3
votes

I'm trying to evaluate AWS RDS Aurora as future replacement for our local MySQL databases, but I'm noticing some strange behaviors.

I have a basic cluster with a DB master (writer) and a replica (reader). My idea was to use the reader as an always available datasource, even when the writer in unavailable. But when I'm rebooting the master, it takes down the reader as well, making the setup quite worthless.

Looking at the reader replica log, this is what happens when the it notices that the writer is down:

enter image description here

Does anyone know how to have a Aurora read entry point that never goes down even if the writer is offline or busy for a brief time?
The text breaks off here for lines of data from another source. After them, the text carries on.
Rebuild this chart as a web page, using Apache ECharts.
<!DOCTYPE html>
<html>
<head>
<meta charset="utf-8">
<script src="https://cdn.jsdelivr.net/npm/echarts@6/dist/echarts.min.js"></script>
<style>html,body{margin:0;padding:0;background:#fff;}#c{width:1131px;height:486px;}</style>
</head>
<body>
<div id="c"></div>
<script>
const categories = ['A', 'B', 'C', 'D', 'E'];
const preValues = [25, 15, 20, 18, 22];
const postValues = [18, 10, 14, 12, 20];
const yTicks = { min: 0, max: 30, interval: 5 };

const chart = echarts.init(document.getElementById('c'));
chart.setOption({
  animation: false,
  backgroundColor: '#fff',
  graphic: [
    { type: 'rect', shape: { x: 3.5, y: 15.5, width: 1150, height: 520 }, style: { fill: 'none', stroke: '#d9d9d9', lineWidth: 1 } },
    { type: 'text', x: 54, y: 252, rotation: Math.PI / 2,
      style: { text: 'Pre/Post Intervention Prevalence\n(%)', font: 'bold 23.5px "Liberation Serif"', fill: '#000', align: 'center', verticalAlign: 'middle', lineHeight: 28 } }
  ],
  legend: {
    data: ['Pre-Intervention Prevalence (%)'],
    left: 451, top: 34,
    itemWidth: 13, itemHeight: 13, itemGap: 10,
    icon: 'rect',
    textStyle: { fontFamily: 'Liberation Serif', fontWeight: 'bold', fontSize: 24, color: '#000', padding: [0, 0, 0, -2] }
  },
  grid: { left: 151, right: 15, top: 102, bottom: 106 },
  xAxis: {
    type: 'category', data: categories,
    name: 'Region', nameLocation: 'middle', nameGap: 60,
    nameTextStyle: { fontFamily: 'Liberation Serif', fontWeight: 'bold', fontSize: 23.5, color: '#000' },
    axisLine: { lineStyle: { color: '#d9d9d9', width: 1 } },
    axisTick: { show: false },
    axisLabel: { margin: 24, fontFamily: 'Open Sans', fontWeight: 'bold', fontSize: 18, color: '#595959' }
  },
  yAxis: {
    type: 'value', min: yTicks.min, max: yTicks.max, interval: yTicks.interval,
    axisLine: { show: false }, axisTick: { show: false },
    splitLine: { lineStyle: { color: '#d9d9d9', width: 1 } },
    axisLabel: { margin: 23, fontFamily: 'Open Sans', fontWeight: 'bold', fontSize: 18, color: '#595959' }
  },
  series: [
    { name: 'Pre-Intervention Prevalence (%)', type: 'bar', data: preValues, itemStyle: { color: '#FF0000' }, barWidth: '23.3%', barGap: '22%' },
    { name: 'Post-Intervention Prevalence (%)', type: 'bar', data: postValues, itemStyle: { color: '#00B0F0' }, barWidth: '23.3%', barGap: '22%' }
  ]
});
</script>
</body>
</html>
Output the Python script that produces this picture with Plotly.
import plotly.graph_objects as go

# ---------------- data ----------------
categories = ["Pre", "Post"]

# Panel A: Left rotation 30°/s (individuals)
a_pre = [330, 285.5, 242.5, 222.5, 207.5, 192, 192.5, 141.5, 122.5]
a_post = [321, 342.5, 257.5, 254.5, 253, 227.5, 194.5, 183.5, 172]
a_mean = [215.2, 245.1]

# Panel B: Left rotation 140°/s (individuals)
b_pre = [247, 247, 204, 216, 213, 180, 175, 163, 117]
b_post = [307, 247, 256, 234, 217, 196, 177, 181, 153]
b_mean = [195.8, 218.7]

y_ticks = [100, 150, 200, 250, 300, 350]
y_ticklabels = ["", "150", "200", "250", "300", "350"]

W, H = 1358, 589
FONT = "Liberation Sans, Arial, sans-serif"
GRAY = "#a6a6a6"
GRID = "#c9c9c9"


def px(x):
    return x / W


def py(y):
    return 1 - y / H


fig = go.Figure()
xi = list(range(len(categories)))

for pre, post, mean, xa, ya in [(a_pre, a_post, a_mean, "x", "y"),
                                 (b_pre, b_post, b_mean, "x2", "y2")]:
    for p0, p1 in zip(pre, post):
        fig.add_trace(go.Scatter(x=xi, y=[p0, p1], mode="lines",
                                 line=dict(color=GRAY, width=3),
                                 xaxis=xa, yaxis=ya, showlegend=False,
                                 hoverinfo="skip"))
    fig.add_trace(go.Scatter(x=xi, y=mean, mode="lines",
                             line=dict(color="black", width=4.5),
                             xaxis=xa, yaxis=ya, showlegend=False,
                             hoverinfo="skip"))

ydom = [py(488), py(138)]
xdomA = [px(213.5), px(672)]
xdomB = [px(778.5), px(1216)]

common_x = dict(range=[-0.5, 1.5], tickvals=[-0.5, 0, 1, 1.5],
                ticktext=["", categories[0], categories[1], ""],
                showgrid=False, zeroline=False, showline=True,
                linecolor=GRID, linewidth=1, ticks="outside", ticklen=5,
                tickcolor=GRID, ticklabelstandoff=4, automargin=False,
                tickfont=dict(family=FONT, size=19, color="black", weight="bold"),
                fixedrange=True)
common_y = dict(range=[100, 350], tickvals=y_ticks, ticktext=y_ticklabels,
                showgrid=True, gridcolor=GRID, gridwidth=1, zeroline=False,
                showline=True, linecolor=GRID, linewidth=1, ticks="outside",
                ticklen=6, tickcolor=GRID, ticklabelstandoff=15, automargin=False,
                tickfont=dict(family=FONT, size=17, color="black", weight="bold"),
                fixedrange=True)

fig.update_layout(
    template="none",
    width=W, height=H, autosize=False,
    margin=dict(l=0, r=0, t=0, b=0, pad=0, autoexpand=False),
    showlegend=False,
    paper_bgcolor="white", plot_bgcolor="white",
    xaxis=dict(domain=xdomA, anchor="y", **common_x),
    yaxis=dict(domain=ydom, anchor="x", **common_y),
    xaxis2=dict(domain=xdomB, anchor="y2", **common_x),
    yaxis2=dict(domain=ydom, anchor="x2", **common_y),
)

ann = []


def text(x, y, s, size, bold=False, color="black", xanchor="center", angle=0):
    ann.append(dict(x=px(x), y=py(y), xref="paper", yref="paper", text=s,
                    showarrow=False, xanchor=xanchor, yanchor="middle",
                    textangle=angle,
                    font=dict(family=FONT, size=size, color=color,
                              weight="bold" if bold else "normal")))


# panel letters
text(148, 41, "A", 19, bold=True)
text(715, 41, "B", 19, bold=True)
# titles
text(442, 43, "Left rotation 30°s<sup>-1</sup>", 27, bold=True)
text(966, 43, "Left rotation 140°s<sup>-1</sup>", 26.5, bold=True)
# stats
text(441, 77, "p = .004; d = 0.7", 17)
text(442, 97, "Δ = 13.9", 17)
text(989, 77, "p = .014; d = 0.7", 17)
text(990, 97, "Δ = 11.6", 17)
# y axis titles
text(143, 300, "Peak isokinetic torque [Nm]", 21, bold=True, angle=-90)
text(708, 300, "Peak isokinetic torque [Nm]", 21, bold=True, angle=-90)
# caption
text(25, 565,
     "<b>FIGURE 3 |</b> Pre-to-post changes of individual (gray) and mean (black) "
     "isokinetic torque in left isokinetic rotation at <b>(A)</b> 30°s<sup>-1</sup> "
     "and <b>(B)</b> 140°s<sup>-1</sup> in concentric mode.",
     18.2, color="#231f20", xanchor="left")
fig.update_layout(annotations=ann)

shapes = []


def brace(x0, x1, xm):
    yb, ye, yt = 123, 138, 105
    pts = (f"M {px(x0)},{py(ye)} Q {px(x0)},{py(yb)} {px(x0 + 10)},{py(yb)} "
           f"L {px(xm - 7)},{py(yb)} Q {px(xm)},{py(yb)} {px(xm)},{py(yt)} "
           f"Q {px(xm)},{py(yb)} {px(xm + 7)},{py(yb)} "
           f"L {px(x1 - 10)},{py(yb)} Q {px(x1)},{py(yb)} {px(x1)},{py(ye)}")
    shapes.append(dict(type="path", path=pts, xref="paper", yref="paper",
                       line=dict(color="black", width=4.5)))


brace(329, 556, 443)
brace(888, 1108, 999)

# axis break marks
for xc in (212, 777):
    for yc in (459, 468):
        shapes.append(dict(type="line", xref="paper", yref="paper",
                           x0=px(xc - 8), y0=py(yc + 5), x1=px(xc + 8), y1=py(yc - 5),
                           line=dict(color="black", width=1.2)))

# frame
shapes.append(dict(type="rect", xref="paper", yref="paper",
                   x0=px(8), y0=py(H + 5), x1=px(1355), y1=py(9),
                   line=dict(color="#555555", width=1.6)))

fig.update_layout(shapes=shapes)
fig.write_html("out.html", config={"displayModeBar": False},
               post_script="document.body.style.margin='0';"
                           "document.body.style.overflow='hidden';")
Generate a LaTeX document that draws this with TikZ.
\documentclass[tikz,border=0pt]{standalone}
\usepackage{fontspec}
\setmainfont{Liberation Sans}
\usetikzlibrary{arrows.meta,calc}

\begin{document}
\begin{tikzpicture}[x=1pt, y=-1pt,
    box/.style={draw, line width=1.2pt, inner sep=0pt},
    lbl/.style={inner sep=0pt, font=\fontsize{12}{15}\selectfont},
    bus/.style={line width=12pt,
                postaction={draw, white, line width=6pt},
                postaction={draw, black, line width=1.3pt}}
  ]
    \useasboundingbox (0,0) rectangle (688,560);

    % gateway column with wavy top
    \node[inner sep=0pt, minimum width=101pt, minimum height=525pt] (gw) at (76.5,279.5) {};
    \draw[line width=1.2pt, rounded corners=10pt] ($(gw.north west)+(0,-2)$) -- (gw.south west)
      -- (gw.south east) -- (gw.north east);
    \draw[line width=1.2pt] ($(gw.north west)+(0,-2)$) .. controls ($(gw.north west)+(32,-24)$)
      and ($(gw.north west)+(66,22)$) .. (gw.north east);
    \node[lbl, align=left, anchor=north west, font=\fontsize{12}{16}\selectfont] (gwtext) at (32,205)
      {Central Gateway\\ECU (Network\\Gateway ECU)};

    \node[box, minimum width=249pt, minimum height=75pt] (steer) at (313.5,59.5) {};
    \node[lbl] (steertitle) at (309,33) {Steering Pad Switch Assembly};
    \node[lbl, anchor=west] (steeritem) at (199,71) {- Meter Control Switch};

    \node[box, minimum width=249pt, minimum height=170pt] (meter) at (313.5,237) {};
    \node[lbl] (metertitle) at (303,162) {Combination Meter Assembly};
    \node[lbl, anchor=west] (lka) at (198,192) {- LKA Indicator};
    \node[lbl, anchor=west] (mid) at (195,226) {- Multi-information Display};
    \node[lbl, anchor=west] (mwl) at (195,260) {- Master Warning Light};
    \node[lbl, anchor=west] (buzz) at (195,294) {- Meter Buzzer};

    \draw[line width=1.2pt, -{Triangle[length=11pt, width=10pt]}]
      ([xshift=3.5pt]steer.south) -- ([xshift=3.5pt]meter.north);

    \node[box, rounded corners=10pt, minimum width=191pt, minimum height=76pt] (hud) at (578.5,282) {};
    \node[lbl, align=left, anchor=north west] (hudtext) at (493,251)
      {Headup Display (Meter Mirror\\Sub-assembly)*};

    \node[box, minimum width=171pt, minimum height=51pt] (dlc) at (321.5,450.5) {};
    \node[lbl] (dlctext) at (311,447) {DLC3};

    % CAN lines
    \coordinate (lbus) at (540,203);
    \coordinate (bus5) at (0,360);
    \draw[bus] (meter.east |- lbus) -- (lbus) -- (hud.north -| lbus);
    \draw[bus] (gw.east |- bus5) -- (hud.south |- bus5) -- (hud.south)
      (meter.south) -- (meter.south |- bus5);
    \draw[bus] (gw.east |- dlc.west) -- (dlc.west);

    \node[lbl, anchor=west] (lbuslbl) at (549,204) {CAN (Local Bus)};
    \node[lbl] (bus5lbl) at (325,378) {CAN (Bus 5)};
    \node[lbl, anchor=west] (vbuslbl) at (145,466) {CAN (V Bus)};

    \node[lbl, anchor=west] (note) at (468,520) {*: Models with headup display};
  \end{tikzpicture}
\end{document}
Or does the write/read "out of sync" always take down the reader entry points no matter the size of the cluster?

1

1 Answers

4
votes

The only way to have a replica that remains available during a reboot of the master would be to have an asynchronous replica using conventional MySQL replication -- which Aurora does support.

Aurora replication is very different than MySQL (or Galera) replication. A loss of the master necessarily triggers a reorganization of the cluster, because the individual instances don't have their own copies of the data, they share a 6-way replicated storage volume -- that's how replication can remain in the 10-20 ms time range. What's actually replicated from the master is the transaction log LSN. Replacement of a master requires one replica to be promoted, verify that the on-disk data structures are clean after taking over, and then all of the other replicas start follow it.

If the DB cluster has one or more Aurora Replicas, then an Aurora Replica is promoted to the primary instance during a failure event. A failure event results in a brief interruption, during which read and write operations fail with an exception.

https://docs.aws.amazon.com/AmazonRDS/latest/UserGuide/Aurora.Managing.html#Aurora.Managing.FaultTolerance

When an Aurora replica stops seeing updates from the master, it doesn't matter where the actual fault lies -- whether with the actual master or elsewhere in the infrastructure -- the replica stops serving queries because, best case, it no longer has access to authoritative data.

Where possible, zero-downtime patching appears to avoid a master restart during upgrades. Other than upgrades, there should not be a need to restart the master.